## EXERCISE OBJECTIVE
Gather all lines containing the string "matplotlib" and copy them out.

## RECORDS SUPPLIED
"""

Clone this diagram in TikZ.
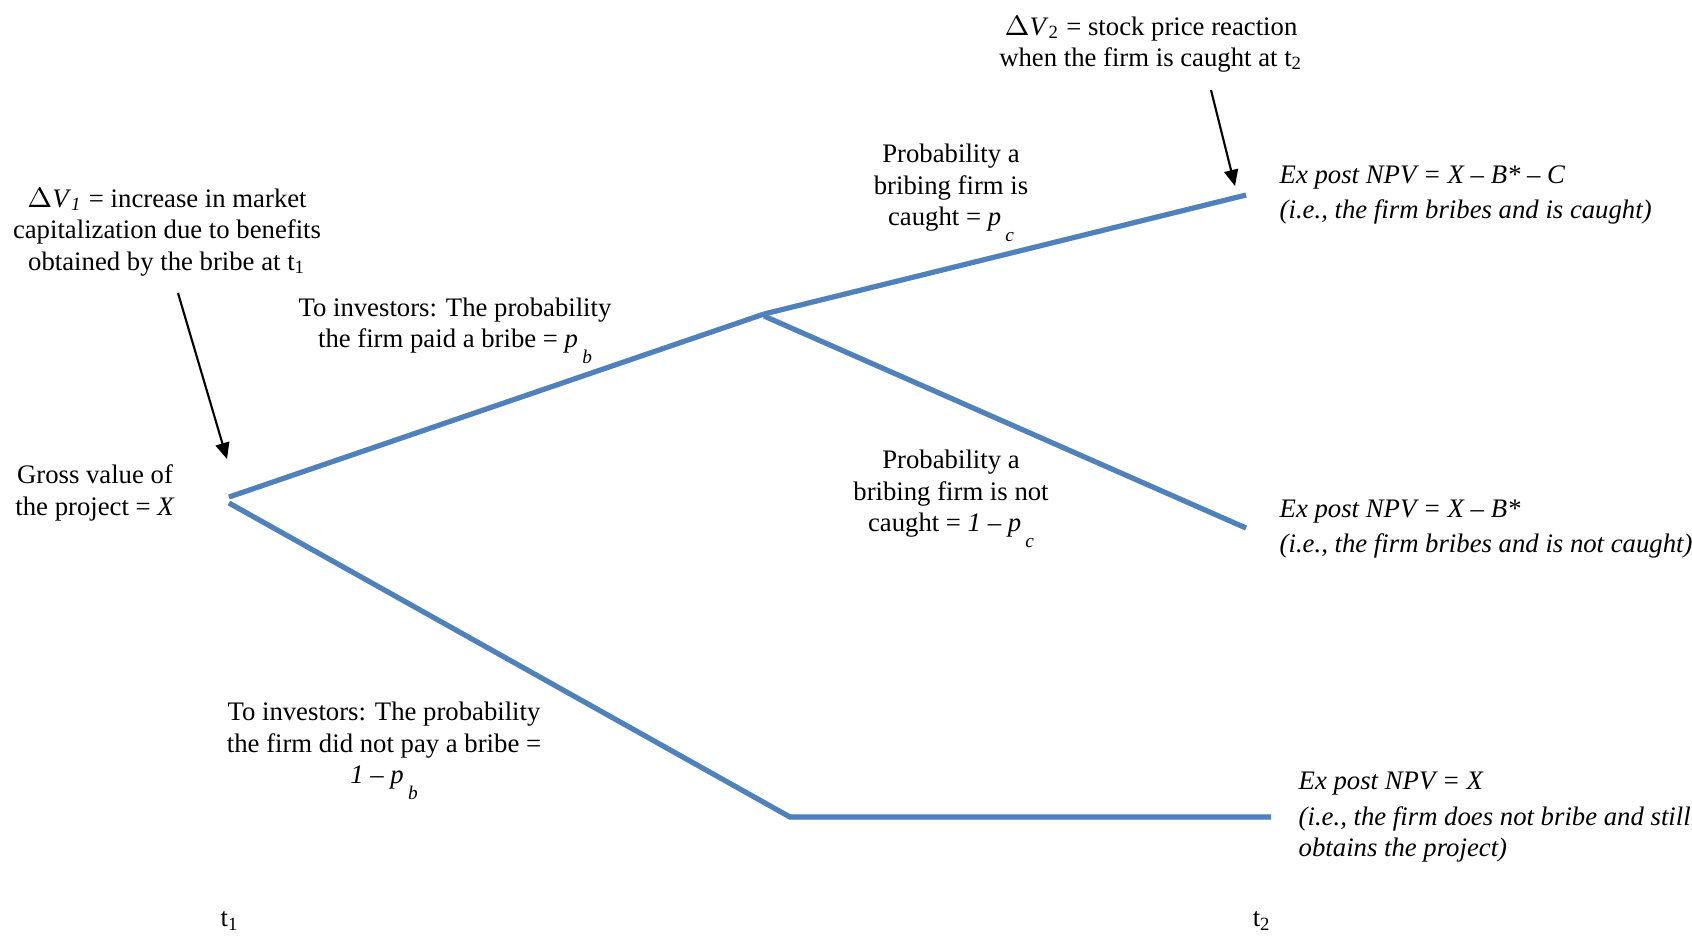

"""
"""

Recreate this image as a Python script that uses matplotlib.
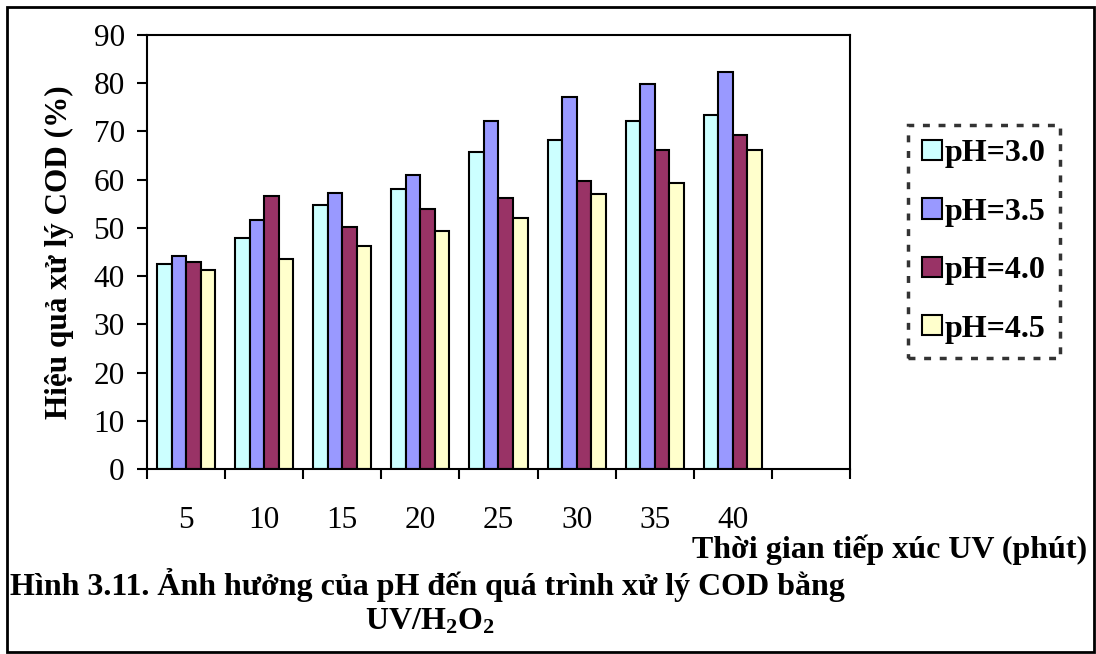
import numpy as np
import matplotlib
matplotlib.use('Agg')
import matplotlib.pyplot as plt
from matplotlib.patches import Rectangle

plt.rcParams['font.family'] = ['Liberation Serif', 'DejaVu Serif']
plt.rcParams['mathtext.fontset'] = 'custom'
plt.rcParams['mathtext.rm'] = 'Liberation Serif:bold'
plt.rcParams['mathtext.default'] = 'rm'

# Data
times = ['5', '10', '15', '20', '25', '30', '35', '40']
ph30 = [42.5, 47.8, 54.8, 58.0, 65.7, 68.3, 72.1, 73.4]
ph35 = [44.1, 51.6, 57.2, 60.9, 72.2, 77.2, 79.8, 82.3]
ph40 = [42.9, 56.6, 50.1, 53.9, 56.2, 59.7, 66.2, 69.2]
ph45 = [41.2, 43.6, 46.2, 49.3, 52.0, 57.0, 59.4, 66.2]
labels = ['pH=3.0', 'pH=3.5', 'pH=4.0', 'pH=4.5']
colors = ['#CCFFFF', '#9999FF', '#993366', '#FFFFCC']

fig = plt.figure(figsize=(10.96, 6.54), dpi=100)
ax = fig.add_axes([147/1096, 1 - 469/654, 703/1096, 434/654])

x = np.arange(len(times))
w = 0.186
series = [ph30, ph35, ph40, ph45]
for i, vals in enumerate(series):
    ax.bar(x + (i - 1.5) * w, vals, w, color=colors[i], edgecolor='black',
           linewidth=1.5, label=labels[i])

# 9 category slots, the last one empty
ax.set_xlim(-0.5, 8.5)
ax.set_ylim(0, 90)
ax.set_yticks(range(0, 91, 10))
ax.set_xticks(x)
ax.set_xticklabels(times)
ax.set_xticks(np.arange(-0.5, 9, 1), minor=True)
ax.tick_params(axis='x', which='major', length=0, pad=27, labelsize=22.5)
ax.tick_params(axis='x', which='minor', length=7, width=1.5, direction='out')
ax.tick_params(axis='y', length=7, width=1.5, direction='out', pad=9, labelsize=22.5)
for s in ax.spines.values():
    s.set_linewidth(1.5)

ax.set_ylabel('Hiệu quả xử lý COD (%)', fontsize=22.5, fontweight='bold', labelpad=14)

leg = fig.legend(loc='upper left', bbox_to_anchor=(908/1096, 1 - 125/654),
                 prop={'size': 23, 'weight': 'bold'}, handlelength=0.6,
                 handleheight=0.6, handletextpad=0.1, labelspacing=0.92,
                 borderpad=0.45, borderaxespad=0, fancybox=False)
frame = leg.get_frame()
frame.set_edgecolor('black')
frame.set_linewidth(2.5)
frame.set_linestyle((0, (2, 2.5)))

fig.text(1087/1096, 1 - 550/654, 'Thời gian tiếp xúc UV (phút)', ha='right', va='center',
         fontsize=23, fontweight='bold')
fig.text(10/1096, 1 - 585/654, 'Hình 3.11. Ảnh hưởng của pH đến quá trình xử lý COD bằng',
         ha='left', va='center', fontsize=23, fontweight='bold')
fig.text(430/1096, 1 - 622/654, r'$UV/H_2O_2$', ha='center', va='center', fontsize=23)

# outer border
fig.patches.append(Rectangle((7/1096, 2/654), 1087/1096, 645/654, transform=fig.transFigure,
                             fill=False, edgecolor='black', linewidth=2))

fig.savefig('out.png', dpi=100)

"""
"""

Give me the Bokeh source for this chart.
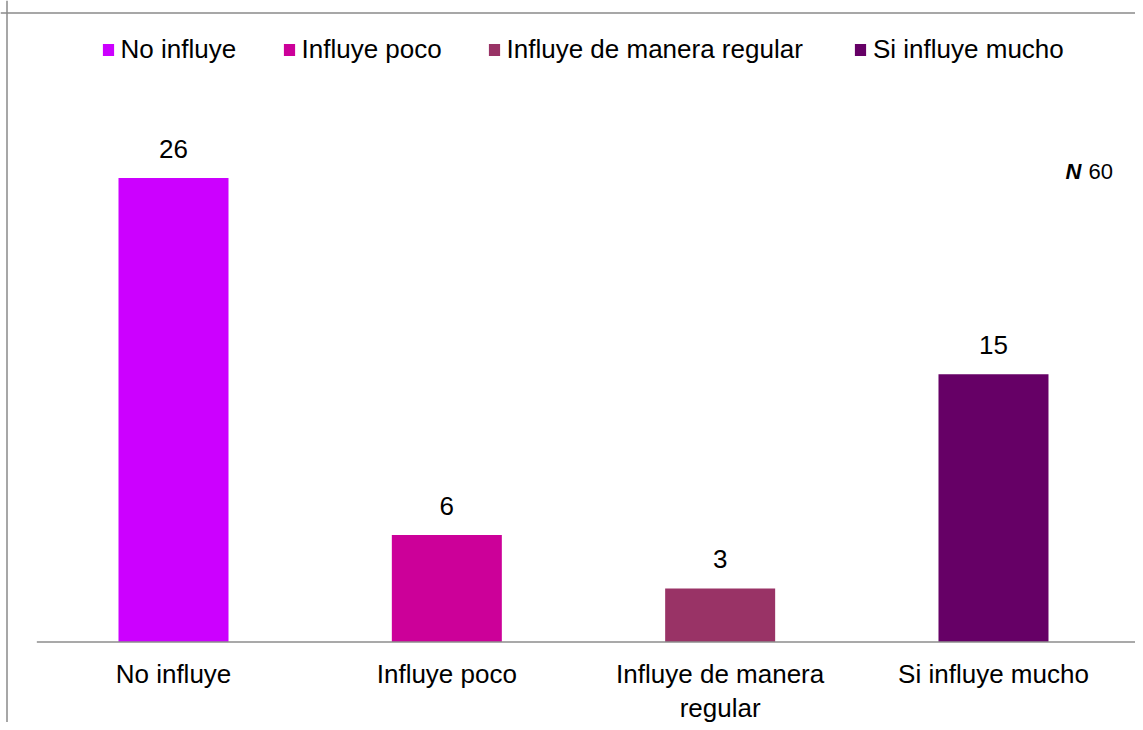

"""

## WORKED ANSWER
Recreate this image as a Python script that uses matplotlib.
import matplotlib
matplotlib.use('Agg')
import matplotlib.pyplot as plt
from matplotlib.patches import Rectangle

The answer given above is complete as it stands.